Apesar da agenda feminista, a pesquisa indica que os dois romances acabam resignando-se a modelos tradicionais de percepção do mundo, não apresentando soluções para a questão da desigualdade entre os gêneros. Segundo Ana Rüsche, no romance de Ursula K. Le Guin há traços indiscutíveis da força da tradição, apesar de toda a inovação imaginativa de que a autora lança mão. De acordo com a pesquisadora, "uma das narrativas que irá estruturar o romance é o relatório de Genly Ai, que possui a função no enredo de apresentar a cultura dos alienígenas. Embora Le Guin procure discutir a ideia de colonização, é a partir da voz do colonizador que temos a narrativa estruturada e, sem esquecer: o enviado é um homem.
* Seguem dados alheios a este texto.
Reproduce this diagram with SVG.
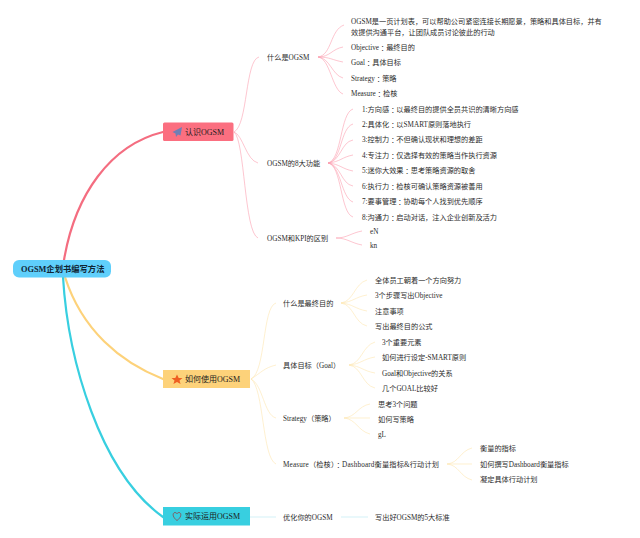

Tampouco se notam construções que não estejam presas aos padrões biológicos, heteronormativos e fixos na binária 'homens e mulheres'”. Outro indício são os gêneros literários utilizados como base para a constituição do relato de Genly Ai, muito próximos do gênero Aventura: "Tradicionalmente, trata-se de um gênero literário voltado a 'leitores homens', na construção da ideologia de sua capacidade de dominar a natureza não conhecida, de apreender e conquistar habitantes de outros lugares, de se relacionar com questões sociais que despontam com o neocolonialismo", explica Rüsche. Além desses, outro aspecto que demonstra a ligação do romance com a tradição literária é o sentimentalismo, presente na conclusão da trama: "A forma narrativa resigna-se às estruturas sentimentais mais conhecidas", de acordo com a pesquisadora.

The Handmaid's Tale, por outro lado, resigna-se de maneira diferente, já que não se propõe a representar uma utopia. No romance de Margareth Atwood, segundo a pesquisadora, "a resignação opera magistralmente no uso de formas bem familiares ao público feminino: a tradição de romances com heroínas sofridas, que sobrevivem a clausuras e privações, o tom desesperançado e a nostalgia de tempos melhores e já passados". Dessa forma, ao apresentar respostas velhas às demandas das políticas feministas, Atwood se fecha para uma possível utopia e acaba celebrando o modo de vida existente na sociedade real, fora dos âmbitos da ficção, segundo Rüsche. Temos, assim, “a resignação ao que conhecemos, a aceitação final de que o capitalismo pós-industrial não vai tão mal assim. Ao final da leitura do romance, parece que o que nos cerca é fantasticamente bonito e livre – folhear revistas, a possibilidade de fazer compras – a moral do romance seria algo como ‘dê graças a Deus pelo que você tem’”, conclui.